#### WHAT IS ASKED:
Write out, word for word, only the data from its first line to the line containing "import pandas as pd".

#### Charts and diagrams as code:
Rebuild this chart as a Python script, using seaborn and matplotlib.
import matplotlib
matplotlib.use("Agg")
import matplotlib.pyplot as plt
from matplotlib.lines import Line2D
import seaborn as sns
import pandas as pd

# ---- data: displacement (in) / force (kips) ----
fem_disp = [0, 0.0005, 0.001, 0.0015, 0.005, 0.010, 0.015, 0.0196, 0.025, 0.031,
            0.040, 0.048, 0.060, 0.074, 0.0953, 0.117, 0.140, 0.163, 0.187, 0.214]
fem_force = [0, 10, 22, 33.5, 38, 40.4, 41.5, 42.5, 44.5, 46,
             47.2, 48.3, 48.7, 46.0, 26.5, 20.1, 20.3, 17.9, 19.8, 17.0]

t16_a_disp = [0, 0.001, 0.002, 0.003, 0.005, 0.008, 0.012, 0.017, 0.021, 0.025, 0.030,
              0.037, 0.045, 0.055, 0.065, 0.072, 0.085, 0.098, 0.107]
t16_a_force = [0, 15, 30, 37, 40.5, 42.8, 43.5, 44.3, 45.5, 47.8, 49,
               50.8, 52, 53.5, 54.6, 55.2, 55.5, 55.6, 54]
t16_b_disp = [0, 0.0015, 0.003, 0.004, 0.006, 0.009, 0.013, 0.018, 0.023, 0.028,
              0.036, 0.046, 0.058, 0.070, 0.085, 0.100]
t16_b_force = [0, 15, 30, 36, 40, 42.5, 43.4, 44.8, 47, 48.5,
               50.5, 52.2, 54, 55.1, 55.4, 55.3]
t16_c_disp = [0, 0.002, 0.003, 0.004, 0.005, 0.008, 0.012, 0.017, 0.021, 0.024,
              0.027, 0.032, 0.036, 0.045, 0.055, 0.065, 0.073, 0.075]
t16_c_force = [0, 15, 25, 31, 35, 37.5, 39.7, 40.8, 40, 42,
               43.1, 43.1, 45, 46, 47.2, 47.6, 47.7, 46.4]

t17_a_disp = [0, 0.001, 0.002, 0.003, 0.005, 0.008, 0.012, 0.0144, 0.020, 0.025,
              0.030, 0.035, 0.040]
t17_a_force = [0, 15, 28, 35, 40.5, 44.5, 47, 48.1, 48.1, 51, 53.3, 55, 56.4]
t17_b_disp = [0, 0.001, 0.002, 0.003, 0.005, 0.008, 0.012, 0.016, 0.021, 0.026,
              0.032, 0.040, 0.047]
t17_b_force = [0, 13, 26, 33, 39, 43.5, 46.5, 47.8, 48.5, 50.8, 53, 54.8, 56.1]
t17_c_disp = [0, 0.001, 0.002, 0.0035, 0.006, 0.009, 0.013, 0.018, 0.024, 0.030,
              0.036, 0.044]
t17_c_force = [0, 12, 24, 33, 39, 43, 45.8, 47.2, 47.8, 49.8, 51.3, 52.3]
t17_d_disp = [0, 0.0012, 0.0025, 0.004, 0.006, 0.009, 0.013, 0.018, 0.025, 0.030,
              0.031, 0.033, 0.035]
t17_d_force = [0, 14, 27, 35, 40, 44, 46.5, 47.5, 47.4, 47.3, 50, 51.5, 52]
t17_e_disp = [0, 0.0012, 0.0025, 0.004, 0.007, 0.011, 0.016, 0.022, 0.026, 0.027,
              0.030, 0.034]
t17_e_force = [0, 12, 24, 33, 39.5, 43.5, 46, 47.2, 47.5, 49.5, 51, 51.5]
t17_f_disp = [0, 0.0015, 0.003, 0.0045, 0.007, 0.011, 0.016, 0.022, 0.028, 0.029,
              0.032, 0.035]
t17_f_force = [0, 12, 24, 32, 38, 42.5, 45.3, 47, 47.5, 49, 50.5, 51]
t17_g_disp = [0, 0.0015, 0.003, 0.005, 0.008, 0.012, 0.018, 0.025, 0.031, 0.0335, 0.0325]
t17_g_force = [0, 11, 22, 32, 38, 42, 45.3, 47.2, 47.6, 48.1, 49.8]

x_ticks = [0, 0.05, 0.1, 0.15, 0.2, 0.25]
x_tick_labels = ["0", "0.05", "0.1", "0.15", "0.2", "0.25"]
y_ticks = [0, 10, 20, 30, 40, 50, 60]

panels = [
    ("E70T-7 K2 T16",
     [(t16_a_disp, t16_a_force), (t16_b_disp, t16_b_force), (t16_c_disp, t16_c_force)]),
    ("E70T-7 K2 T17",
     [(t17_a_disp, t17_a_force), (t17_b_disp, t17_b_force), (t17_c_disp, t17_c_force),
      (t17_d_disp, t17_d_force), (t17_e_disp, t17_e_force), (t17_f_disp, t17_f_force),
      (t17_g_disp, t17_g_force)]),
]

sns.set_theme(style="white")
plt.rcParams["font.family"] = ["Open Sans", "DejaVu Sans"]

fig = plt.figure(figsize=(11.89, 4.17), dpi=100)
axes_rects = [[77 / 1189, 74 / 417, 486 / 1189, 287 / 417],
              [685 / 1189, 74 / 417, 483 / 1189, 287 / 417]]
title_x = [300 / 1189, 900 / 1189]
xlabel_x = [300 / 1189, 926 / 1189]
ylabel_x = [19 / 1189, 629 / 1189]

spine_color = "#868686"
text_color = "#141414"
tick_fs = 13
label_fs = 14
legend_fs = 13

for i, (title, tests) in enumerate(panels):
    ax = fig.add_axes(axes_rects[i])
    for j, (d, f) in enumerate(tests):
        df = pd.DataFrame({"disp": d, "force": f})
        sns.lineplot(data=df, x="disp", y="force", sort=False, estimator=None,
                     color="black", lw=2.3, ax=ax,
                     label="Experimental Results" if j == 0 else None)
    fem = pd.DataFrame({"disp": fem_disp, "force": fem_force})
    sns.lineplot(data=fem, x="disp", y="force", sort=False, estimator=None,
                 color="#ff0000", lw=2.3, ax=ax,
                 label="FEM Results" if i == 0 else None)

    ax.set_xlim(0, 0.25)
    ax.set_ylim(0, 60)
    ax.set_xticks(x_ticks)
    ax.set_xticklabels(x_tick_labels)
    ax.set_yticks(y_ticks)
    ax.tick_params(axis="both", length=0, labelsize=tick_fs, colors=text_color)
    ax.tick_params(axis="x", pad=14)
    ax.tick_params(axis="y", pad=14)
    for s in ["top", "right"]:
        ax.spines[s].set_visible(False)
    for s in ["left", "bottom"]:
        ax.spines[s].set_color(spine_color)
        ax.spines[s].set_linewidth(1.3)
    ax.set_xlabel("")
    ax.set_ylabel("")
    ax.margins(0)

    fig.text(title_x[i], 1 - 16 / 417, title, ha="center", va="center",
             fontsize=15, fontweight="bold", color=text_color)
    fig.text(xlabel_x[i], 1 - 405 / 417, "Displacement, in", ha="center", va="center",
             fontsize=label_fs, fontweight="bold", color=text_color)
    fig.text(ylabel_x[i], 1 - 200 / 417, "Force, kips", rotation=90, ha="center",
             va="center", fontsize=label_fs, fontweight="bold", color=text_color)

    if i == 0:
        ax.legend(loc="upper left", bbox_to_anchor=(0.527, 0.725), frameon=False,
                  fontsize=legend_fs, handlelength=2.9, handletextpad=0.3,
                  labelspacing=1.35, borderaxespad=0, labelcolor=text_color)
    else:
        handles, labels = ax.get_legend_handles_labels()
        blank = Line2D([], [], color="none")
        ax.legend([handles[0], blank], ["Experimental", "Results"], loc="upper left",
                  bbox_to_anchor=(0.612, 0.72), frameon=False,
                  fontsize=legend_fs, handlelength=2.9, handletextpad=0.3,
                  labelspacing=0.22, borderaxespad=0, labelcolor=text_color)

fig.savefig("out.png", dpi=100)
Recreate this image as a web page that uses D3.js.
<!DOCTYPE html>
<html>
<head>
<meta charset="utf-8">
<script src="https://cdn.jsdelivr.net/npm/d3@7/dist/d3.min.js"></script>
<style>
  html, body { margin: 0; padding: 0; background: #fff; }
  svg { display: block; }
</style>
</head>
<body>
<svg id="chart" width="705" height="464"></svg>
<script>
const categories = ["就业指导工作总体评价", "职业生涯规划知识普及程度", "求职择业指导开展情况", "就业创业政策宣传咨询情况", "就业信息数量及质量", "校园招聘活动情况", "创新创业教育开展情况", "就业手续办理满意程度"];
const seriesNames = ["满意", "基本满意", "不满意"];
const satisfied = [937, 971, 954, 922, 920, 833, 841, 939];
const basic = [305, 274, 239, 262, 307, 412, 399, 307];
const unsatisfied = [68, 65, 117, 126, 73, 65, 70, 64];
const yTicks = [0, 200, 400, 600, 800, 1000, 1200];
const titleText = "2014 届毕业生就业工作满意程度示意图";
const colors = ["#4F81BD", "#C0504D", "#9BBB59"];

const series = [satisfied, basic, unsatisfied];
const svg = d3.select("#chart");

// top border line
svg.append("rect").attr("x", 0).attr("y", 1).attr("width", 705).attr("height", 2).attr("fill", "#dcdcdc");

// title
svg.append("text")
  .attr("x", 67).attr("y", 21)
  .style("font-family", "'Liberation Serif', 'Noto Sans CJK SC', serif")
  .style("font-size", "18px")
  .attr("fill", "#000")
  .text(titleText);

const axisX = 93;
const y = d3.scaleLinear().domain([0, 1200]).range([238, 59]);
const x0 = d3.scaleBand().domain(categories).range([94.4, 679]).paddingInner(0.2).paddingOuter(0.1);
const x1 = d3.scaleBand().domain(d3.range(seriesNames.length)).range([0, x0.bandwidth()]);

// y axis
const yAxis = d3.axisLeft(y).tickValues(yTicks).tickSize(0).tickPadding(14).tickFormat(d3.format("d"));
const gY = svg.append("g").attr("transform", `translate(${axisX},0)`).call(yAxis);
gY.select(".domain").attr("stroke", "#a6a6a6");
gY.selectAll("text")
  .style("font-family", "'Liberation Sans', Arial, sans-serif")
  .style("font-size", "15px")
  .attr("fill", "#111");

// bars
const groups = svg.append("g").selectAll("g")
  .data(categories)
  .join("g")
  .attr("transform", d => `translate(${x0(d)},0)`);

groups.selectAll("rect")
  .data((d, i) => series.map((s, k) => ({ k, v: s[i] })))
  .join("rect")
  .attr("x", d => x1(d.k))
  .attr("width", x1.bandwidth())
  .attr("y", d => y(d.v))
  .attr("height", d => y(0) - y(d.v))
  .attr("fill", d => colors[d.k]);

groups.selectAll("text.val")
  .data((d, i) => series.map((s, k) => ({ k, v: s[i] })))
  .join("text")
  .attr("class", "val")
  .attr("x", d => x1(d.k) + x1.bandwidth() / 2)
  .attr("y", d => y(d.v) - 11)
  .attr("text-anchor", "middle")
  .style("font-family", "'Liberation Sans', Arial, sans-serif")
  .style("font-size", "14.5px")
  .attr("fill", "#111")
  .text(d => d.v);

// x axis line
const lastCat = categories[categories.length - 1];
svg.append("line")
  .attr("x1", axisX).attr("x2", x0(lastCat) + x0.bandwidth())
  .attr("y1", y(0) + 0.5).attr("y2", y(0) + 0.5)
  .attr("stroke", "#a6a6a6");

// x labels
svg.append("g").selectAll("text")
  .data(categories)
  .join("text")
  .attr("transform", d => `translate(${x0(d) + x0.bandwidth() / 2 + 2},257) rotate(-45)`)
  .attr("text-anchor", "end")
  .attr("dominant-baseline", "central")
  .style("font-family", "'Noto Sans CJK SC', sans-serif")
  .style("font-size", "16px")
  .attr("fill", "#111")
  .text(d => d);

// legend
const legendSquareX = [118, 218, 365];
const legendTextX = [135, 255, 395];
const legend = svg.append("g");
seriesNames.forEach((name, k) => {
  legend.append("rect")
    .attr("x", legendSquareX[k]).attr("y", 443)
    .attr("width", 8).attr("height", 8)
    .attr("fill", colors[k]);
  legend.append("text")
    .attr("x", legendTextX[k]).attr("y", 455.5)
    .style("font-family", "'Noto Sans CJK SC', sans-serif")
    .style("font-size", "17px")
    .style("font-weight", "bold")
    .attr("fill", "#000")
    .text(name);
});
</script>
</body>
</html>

#### EXERCISE OUTPUT:
Rebuild this chart as a Python script, using seaborn and matplotlib.
import matplotlib
matplotlib.use("Agg")
import matplotlib.pyplot as plt
from matplotlib.lines import Line2D
import seaborn as sns
import pandas as pd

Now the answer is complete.